Chemists Introduce Catalysts Capable of Working Even Beyond Metathesis Reactions

As drugs that comprise of one or more fluorine atoms tend to be more powerful, highly stable, and easily absorbed by the body, drug developers would like to incorporate fluorine or trifluoromethyl, a fluorine-comprising unit, into experimental drugs. However, this process has been challenging.

A team of chemists from MIT and Boston College have recently developed an innovative catalyst with the ability to integrate a trifluoromethyl group with a variety of organic molecules. Accessibility of such selective and highly efficacious catalysts should enable rapid development of potential innovative fluorinated drugs, such as anticancer agents and antibiotics, for further analysis.

The source of fluorine atoms used in the new catalysts is a nontoxic foam-blowing agent, traditionally used to spread insulation.

The fact that this fluorinated compound behaves in this reaction like its nonfluorinated analog is really amazing.

Richard Schrock, Frederick G. Keyes Professor of Chemistry at MIT

The paper has been published in the in the January 23^rd issue of Nature.

Another senior author of the paper is Amir Hoveyda, who is the Vanderslice Millennium Professor of Chemistry at Boston College. Ming Joo Koh, a Boston College graduate student, is the lead author of the paper. Jonathan Lam (MIT postdoc), Jakub Hyvl (former MIT postdoc), Thach Nguyen (Boston College graduate student) and Sebastian Torker (Boston College senior research fellow) are the other authors of the paper.

Making and Breaking Bonds

Schrock has dedicated a large part of his career developing catalysts with the potential to break and make double bonds between carbon atoms in order to develop innovative types of carbon-carbon double bonds. He won the Nobel Prize for chemistry in 2005 for developing the first catalyst with the ability to carry out such a reaction, the so-called olefin metathesis.

Chemists can exploit the reaction to combine different chemical groups to the carbon atoms forming the double bond, a significant process in the manufacture of fuels, pharmaceuticals, and other chemicals.

For the research published in Nature, the team headed by Schrock and Hoveyda could successfully discover and demonstrate the utility of a class of catalysts comprising molybdenum, a metal commonly used in steel manufacturing. The molybdenum contained in the new catalysts is combined with four other chemical groups - or five groups in an inactive resting state. The activity of the catalysts can be influenced by altering the chemical groups.

Successive investigations carried out on the catalysts showed that they can initiate a specific reaction involving a carbon-carbon double bond, where one carbon is also combined with a trifluoromethyl group - one carbon atom attached to three fluorine atoms. Upon adding the catalyst to a compound with such a chemical structure, the double bond and trifluoromethyl group can be transferred into another organic molecule.

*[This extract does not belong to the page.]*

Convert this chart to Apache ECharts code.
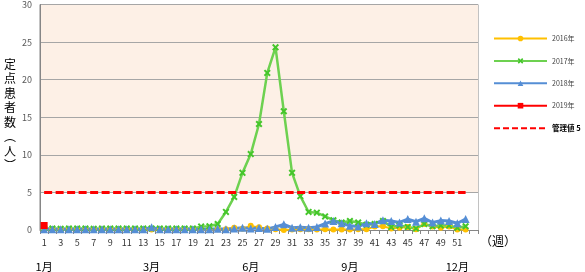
<!DOCTYPE html>
<html>
<head>
<meta charset="utf-8">
<script src="https://cdn.jsdelivr.net/npm/echarts@6/dist/echarts.min.js"></script>
<style>html,body{margin:0;padding:0;background:#fff}#c{width:585px;height:272px}</style>
</head>
<body>
<div id="c"></div>
<script>
const weeks = ['1','2','3','4','5','6','7','8','9','10','11','12','13','14','15','16','17','18','19','20','21','22','23','24','25','26','27','28','29','30','31','32','33','34','35','36','37','38','39','40','41','42','43','44','45','46','47','48','49','50','51','52','53'];
const weekTickLabels = ['1','3','5','7','9','11','13','15','17','19','21','23','25','27','29','31','33','35','37','39','41','43','45','47','49','51'];
const monthWeeks = ['1','14','26','38','51'];
const monthLabels = ['1月','3月','6月','9月','12月'];
const yTicks = [0,5,10,15,20,25,30];

const cases2016 = [0.1,0.05,0.05,0.05,0.05,0.05,0.05,0.05,0.05,0.05, 0.05,0.05,0.05,0.05,0.05,0.05,0.05,0.05,0.05,0.05, 0.1,0.1,0.1, 0.3,0.15,0.55,0.35,0.2,0.1,0.0, 0.05,0.1,0.1,0.05,0.1,0.05,0.05,0.05,0.1,0.1, 0.45,0.5,0.2,0.3,0.4,0.1,0.8,0.45,0.3,0.45, 0.05,0.05];
const cases2017 = [0.2,0.2,0.15,0.2,0.2,0.2,0.15,0.2,0.2,0.2, 0.2,0.2,0.2,0.2,0.2,0.2,0.2,0.2,0.2, 0.45,0.5,0.8,2.4,4.4,7.6,10.1,14.1,20.9,24.3,15.8, 7.6,4.5,2.4,2.3,1.8,1.3,1.0,1.2,1.0,0.7, 0.8,1.2,0.4,0.6,0.4,0.2,0.8,0.5,0.6,0.6, 0.3,0.5];
const cases2018 = [0.1,0.1,0.1,0.1,0.1,0.1,0.1,0.1,0.1,0.1, 0.1,0.1,0.1,0.35,0.1,0.1,0.1,0.1,0.1,0.1, 0.1,0.15,0.1, 0.2,0.3,0.2,0.25,0.15,0.4,0.75, 0.3,0.35,0.3,0.4,0.85,1.2,0.9,0.55,0.45,0.9, 0.8,1.3,1.2,1.0,1.45,1.1,1.55,1.0,1.25,1.2, 0.9,1.45];
const cases2019 = [0.6];
const controlValue = 5;
const controlStartWeek = '1';
const controlEndWeek = '52';

const seriesNames = ['2016年','2017年','2018年','2019年','管理値 5'];
const yAxisTitle = ['定','点','患','者','数','︵','人','︶'];
const xAxisUnit = '（週）';

const FONT = '"Noto Sans CJK JP","Noto Sans",sans-serif';
const xSymbol = 'path://M0,2 L2,0 L5,3 L8,0 L10,2 L7,5 L10,8 L8,10 L5,7 L2,10 L0,8 L3,5 Z';
const PINK = '#FDF0E6';

const chart = echarts.init(document.getElementById('c'), null, {renderer:'canvas'});
chart.setOption({
  animation: false,
  backgroundColor: '#fff',
  textStyle: {fontFamily: FONT},
  grid: {left: 40, right: 107, top: 3, bottom: 42, show: true, borderColor: '#868686', borderWidth: 1},
  legend: {
    orient: 'vertical', left: 493, top: 35, padding: 0,
    itemWidth: 53, itemHeight: 7, itemGap: 15.4,
    textStyle: {fontSize: 7, color: '#404040', fontFamily: FONT},
    data: seriesNames.map((n, i) => i === 4
      ? {name: n, itemStyle: {opacity: 0}, textStyle: {fontSize: 7.5, color: '#000', fontWeight: 'bold', fontFamily: FONT}}
      : {name: n})
  },
  graphic: [{
    type: 'text', left: 4, top: 57,
    style: {text: yAxisTitle.join('\n'), font: '12px ' + FONT, lineHeight: 14.5, fill: '#000', align: 'center'}
  }],
  xAxis: [{
    type: 'category', data: weeks, boundaryGap: true,
    axisLine: {lineStyle: {color: '#868686'}},
    axisTick: {show: true, interval: 0, length: 4, lineStyle: {color: '#868686'}},
    axisLabel: {interval: 0, fontSize: 9, color: '#333', margin: 8,
      formatter: v => weekTickLabels.includes(v) ? v : ''},
    name: xAxisUnit, nameLocation: 'end', nameGap: 2,
    nameTextStyle: {fontSize: 12, color: '#000', verticalAlign: 'top', padding: [5,0,0,0], fontFamily: FONT}
  }, {
    type: 'category', data: weeks, position: 'bottom', offset: 23,
    axisLine: {show: false}, axisTick: {show: false},
    axisLabel: {interval: 0, fontSize: 11, color: '#000', margin: 8,
      formatter: v => { const i = monthWeeks.indexOf(v); return i >= 0 ? monthLabels[i] : ''; }}
  }],
  yAxis: {
    type: 'value', min: yTicks[0], max: yTicks[yTicks.length-1], interval: 5,
    axisLine: {show: true, lineStyle: {color: '#868686'}},
    axisTick: {show: false},
    axisLabel: {fontSize: 9, color: '#595959', margin: 8},
    splitLine: {lineStyle: {color: '#A6A6A6'}},
    splitArea: {show: true, areaStyle: {color: ['#FFFFFF', PINK, PINK, PINK, PINK, PINK]}}
  },
  series: [
    {name: seriesNames[0], type: 'line', data: cases2016, symbol: 'circle', symbolSize: 6,
     lineStyle: {color: '#FFC000', width: 2}, itemStyle: {color: '#FFC000'}},
    {name: seriesNames[1], type: 'line', data: cases2017, symbol: xSymbol, symbolSize: 7,
     lineStyle: {color: '#6DD150', width: 2.5}, itemStyle: {color: '#45C62B'}},
    {name: seriesNames[2], type: 'line', data: cases2018, symbol: 'triangle', symbolSize: 8,
     lineStyle: {color: '#558ED5', width: 3}, itemStyle: {color: '#558ED5'}},
    {name: seriesNames[3], type: 'line', data: cases2019, symbol: 'rect', symbolSize: 7,
     lineStyle: {color: '#FF0000', width: 2.5}, itemStyle: {color: '#FF0000'}},
    {name: seriesNames[4], type: 'line', data: [], symbol: 'none',
     lineStyle: {color: '#FF0000', width: 2.5, type: [6, 3]}, itemStyle: {color: '#FF0000'},
     markLine: {silent: true, symbol: 'none', label: {show: false},
       lineStyle: {color: '#FF0000', width: 3, type: [8, 3.5]},
       data: [[{coord: [controlStartWeek, controlValue]}, {coord: [controlEndWeek, controlValue]}]]}
    }
  ]
});
</script>
</body>
</html>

In addition, when compared to catalysts that the team previously developed, the new complexes could efficiently initiate reactions that generate alkenes (molecules including a carbon-carbon double bond) including a single halogen atom with a specific configuration.

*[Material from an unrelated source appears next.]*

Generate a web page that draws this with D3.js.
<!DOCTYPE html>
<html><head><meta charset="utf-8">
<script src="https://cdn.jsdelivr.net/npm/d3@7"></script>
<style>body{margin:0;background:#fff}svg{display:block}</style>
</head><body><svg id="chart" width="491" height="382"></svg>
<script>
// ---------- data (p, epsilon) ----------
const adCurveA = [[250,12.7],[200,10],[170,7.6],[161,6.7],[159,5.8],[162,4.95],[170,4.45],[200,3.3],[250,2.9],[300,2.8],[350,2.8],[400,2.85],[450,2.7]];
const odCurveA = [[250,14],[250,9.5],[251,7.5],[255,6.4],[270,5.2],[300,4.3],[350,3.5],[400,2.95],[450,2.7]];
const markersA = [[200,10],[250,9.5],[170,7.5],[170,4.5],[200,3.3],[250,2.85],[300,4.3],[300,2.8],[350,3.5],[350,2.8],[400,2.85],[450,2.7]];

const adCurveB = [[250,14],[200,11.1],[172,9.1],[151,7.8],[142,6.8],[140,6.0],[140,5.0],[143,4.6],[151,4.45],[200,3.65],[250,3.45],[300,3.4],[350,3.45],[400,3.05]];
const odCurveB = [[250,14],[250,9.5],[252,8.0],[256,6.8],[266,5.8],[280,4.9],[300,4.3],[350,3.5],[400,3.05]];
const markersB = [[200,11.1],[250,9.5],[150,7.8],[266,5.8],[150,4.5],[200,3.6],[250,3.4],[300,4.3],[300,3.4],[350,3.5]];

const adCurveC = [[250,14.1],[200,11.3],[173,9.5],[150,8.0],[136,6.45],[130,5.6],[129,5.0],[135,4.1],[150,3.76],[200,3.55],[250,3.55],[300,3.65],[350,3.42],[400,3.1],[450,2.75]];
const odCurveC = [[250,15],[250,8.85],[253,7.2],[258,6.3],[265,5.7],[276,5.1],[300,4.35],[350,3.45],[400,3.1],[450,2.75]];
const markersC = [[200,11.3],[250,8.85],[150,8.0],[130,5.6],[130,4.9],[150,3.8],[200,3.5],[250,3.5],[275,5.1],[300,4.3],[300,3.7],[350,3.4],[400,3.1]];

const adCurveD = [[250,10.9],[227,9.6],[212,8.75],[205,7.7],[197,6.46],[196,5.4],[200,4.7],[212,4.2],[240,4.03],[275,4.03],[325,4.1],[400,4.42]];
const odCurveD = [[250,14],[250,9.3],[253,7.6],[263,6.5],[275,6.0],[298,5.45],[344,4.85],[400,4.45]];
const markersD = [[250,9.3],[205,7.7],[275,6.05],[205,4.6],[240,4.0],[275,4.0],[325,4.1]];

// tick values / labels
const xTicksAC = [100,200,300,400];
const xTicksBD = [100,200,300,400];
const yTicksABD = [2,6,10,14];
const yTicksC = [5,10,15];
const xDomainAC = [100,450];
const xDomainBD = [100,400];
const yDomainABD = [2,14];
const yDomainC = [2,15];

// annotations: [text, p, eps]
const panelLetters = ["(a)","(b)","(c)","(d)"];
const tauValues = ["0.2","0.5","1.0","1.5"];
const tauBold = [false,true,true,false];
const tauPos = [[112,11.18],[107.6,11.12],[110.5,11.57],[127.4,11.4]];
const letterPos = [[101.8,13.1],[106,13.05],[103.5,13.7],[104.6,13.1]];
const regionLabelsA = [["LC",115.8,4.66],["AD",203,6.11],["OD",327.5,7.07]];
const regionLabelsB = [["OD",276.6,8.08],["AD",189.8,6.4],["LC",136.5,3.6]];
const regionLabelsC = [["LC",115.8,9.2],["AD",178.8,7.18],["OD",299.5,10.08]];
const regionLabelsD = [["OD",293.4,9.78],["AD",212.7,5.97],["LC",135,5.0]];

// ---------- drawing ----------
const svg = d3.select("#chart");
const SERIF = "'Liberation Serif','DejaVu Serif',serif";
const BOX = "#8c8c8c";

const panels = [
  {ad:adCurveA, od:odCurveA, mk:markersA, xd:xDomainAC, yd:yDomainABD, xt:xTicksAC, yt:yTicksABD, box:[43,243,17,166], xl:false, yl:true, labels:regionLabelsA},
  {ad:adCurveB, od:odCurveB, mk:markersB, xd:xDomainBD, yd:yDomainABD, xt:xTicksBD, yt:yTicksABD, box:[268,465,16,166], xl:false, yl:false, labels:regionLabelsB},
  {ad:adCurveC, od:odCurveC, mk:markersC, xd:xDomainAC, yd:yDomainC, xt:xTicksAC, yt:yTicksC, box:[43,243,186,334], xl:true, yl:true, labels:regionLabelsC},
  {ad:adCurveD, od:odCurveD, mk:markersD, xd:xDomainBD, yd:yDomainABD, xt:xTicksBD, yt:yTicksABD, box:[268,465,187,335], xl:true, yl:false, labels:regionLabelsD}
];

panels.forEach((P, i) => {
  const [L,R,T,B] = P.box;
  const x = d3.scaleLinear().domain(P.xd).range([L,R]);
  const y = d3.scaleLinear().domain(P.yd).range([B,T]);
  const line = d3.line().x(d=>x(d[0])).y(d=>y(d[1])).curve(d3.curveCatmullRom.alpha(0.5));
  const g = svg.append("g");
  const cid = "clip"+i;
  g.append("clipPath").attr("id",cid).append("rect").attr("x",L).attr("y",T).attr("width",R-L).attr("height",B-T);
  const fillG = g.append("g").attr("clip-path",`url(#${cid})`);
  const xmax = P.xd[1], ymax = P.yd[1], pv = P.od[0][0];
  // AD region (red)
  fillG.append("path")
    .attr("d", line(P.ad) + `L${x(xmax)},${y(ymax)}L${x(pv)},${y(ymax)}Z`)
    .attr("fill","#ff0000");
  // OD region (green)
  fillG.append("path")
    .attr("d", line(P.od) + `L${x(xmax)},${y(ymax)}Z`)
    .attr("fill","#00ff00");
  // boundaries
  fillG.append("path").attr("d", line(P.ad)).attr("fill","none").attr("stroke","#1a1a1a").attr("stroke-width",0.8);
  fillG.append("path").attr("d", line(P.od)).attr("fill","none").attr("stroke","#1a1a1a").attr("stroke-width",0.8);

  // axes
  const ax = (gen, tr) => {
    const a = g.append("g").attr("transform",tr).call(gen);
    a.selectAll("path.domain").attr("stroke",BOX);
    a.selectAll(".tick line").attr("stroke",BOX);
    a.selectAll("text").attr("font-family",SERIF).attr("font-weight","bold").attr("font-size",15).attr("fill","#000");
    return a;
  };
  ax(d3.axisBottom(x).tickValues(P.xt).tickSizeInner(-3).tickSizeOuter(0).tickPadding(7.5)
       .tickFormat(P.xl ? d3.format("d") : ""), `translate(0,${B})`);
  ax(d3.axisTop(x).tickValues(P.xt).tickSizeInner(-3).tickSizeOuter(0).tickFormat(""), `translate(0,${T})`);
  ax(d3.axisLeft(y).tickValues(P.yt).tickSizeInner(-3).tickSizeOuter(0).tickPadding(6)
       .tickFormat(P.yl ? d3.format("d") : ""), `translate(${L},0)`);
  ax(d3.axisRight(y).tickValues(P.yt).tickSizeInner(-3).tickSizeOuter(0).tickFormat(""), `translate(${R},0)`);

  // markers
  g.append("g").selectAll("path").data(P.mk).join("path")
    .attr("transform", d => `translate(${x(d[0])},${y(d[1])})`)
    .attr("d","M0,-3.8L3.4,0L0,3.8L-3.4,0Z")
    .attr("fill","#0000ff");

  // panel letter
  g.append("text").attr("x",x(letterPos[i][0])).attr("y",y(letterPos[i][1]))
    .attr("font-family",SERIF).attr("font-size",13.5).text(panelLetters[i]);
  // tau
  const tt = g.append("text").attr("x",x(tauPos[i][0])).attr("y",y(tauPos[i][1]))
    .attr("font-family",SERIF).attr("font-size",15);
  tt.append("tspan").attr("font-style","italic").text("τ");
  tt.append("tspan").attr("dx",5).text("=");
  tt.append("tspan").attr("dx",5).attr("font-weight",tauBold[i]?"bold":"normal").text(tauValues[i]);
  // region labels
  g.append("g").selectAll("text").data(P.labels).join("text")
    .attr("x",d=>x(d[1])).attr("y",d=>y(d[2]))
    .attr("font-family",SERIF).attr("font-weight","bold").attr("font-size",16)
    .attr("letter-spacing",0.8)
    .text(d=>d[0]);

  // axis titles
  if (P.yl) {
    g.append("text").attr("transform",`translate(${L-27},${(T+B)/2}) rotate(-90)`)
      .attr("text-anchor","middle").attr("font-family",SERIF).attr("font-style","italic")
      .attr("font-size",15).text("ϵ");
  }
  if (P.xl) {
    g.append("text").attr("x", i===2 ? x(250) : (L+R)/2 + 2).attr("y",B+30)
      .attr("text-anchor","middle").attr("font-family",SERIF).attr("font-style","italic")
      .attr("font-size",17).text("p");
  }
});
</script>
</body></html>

Using the new catalysts, the researchers successfully introduced trifluoromethyl groups into a range of organic molecules. These reactions took about 2 to 12 hours to complete. Also, catalysts containing molybdenum attached to a chlorine atom were found to be particularly effective.

These catalysts are very reactive for reasons we are beginning to understand, and they do reactions that have never been done before.

Richard Schrock, Frederick G. Keyes Professor of Chemistry at MIT

More Potent Drugs

The fact that numerous potent drugs include trifluoromethyl groups motivates the researchers to add these groups to the exisiting drugs to investigate whether these groups provide the drugs with new functions or whether they render them more powerful.

There are cases where by substituting an organic group like a methyl group with a trifluoromethyl group, it completely changes the mode of action, so this reaction allows easy access to a much larger variety of potential drug candidates. A lot of these compounds are unknown because people didn’t know how to make them.

Amir Hoveyda, Boston College

In order to reveal the practicality of this technique, the research team demonstrated that the trifluoromethyl groups could be added to a number of drugs, including a diabetes drug, antibiotics, an antimalarial drug, and a topical painkiller.

The study has been described as a “beautiful work” by Phil Baran, professor of chemistry at the Scripps Research Institute, who was not involved in it.

“I think it’s a great example of how collaboration between people with very different but overlapping research interests can turn into something with groundbreaking results,” stated Baran.

Schrock intends to develop more stable catalysts with the ability to carry out the same type of reactions at much lower concentrations. Partnering with Hoveyda, Schrock started a firm called XiMo in order to develop tungsten and molybdenum catalysts for metathesis reactions for the manufacture of compounds such as pharmaceuticals, plastics, and fragrances.

The John LaMattina Fund and the National Institutes of Health funded the research.